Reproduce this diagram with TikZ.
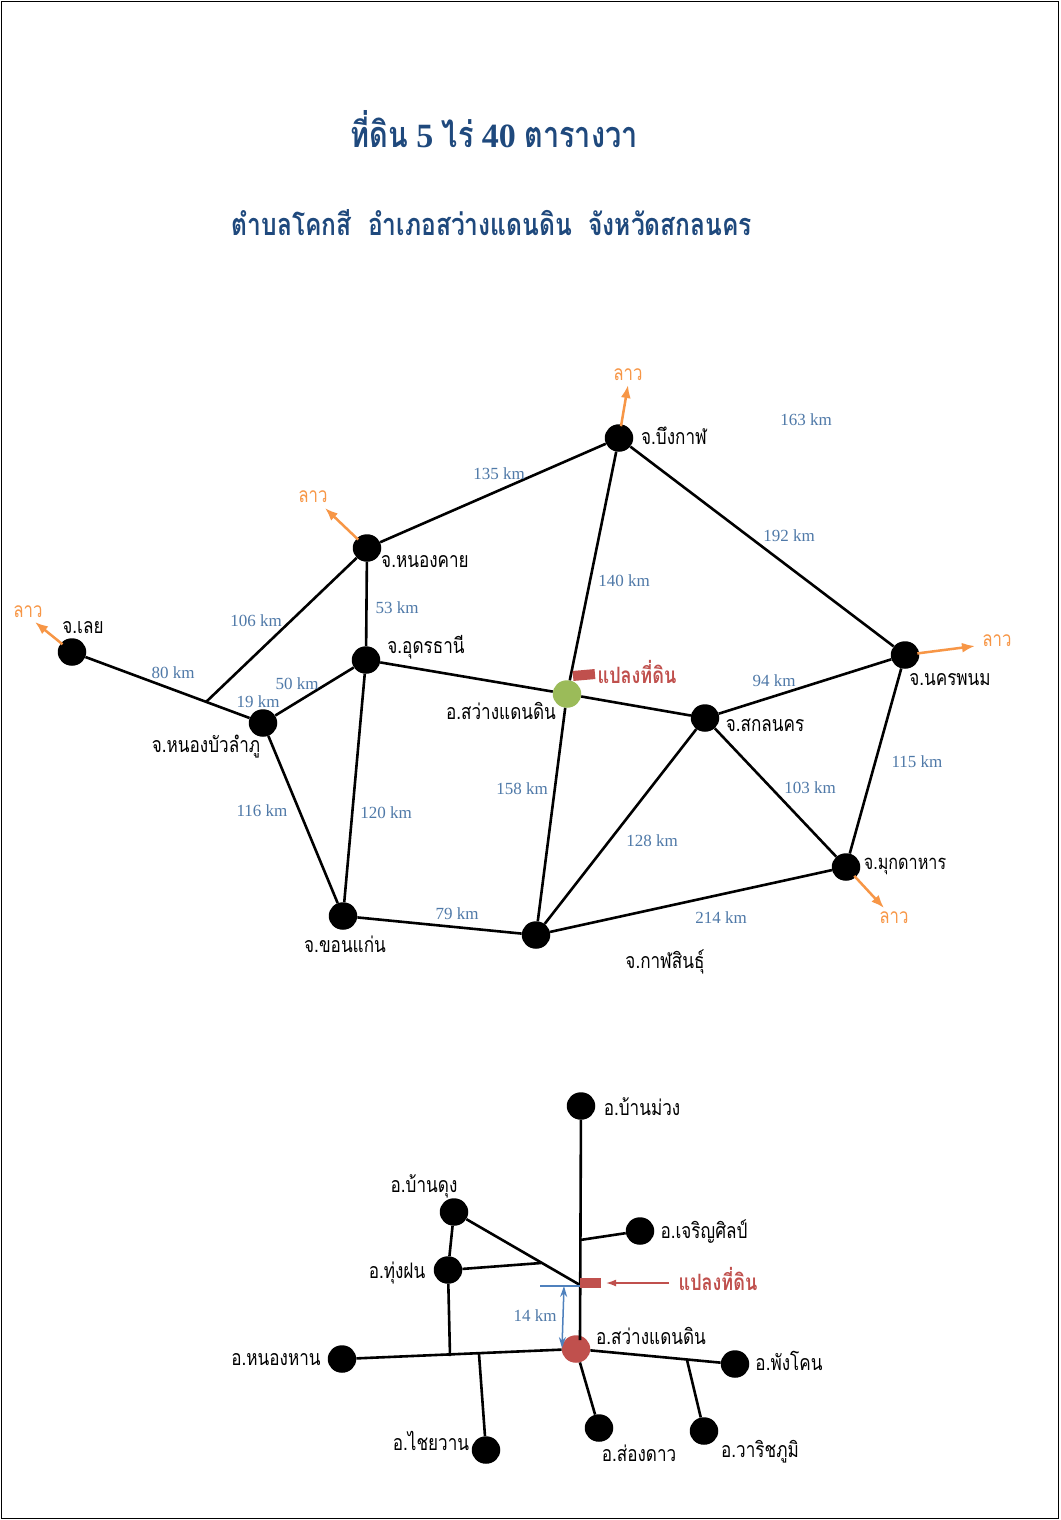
● ● ● ● ● ● ●
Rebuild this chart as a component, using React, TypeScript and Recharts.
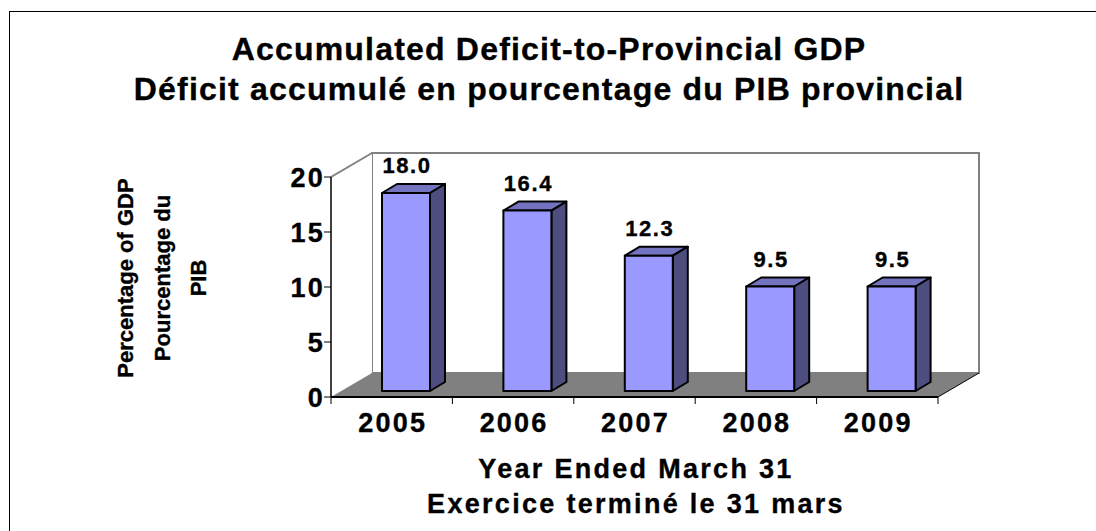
● ● ● ● ● ● ●
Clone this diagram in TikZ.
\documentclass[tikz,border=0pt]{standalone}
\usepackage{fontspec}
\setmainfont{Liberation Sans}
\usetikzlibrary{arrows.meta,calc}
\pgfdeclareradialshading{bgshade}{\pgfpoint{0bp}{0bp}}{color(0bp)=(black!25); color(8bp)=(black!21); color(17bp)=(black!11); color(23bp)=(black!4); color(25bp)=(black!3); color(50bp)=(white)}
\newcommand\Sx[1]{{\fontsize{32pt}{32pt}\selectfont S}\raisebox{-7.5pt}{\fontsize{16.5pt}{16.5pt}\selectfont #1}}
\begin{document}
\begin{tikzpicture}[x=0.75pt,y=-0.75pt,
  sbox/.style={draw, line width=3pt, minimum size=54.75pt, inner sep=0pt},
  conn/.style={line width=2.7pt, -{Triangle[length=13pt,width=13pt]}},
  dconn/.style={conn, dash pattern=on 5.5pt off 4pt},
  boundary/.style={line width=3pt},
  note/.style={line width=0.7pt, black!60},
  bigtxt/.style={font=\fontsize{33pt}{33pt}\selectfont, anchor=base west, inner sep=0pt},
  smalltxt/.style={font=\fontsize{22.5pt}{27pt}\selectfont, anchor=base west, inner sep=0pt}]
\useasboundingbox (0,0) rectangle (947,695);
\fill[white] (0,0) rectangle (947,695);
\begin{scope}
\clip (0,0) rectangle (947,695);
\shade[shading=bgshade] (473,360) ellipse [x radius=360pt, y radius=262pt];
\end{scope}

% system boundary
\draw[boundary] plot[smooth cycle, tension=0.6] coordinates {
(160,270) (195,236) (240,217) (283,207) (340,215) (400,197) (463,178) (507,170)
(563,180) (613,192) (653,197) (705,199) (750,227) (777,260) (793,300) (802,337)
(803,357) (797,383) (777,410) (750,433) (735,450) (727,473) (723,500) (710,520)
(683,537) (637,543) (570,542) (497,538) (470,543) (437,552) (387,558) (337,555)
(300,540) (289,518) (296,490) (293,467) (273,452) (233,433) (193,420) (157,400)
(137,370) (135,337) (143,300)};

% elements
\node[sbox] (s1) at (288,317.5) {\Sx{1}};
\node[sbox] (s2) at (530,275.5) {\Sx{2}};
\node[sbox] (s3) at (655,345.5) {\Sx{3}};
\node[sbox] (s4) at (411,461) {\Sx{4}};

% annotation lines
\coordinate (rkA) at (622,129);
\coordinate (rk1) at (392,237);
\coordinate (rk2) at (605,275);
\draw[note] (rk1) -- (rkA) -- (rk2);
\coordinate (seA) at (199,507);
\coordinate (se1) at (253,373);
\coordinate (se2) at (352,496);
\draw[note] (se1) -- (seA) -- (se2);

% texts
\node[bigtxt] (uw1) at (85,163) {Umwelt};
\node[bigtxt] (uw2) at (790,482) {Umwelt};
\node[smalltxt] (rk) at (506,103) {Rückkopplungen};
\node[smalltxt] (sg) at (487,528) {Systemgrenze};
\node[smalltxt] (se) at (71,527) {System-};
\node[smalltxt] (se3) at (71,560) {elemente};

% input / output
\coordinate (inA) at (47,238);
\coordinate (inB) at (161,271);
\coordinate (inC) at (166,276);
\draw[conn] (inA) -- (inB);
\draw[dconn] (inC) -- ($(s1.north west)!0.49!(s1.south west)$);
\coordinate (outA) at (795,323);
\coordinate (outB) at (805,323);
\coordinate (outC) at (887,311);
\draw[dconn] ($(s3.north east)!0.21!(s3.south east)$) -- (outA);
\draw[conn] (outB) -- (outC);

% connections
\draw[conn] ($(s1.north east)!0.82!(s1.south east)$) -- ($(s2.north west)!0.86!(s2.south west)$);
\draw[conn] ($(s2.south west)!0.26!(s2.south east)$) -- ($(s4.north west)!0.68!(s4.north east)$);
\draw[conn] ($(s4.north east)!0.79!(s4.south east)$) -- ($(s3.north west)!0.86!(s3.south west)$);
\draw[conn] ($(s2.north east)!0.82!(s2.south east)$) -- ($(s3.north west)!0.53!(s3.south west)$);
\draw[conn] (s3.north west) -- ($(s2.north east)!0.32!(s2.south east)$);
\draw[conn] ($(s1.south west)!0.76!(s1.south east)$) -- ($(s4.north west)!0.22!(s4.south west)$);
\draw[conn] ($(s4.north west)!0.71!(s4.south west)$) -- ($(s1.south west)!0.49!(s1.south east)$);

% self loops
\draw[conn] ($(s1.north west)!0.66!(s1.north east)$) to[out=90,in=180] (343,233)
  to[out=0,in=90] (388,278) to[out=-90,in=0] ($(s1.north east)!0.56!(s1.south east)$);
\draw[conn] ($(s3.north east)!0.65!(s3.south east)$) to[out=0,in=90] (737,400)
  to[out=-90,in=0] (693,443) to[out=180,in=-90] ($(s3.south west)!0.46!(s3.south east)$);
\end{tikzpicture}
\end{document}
● ● ● ● ● ● ●
[TO BE DONE] Show every line from the listing above in which the string "this" appears.

[FULL SOLUTION]
Reproduce this diagram with TikZ.
Rebuild this chart as a component, using React, TypeScript and Recharts.
Clone this diagram in TikZ.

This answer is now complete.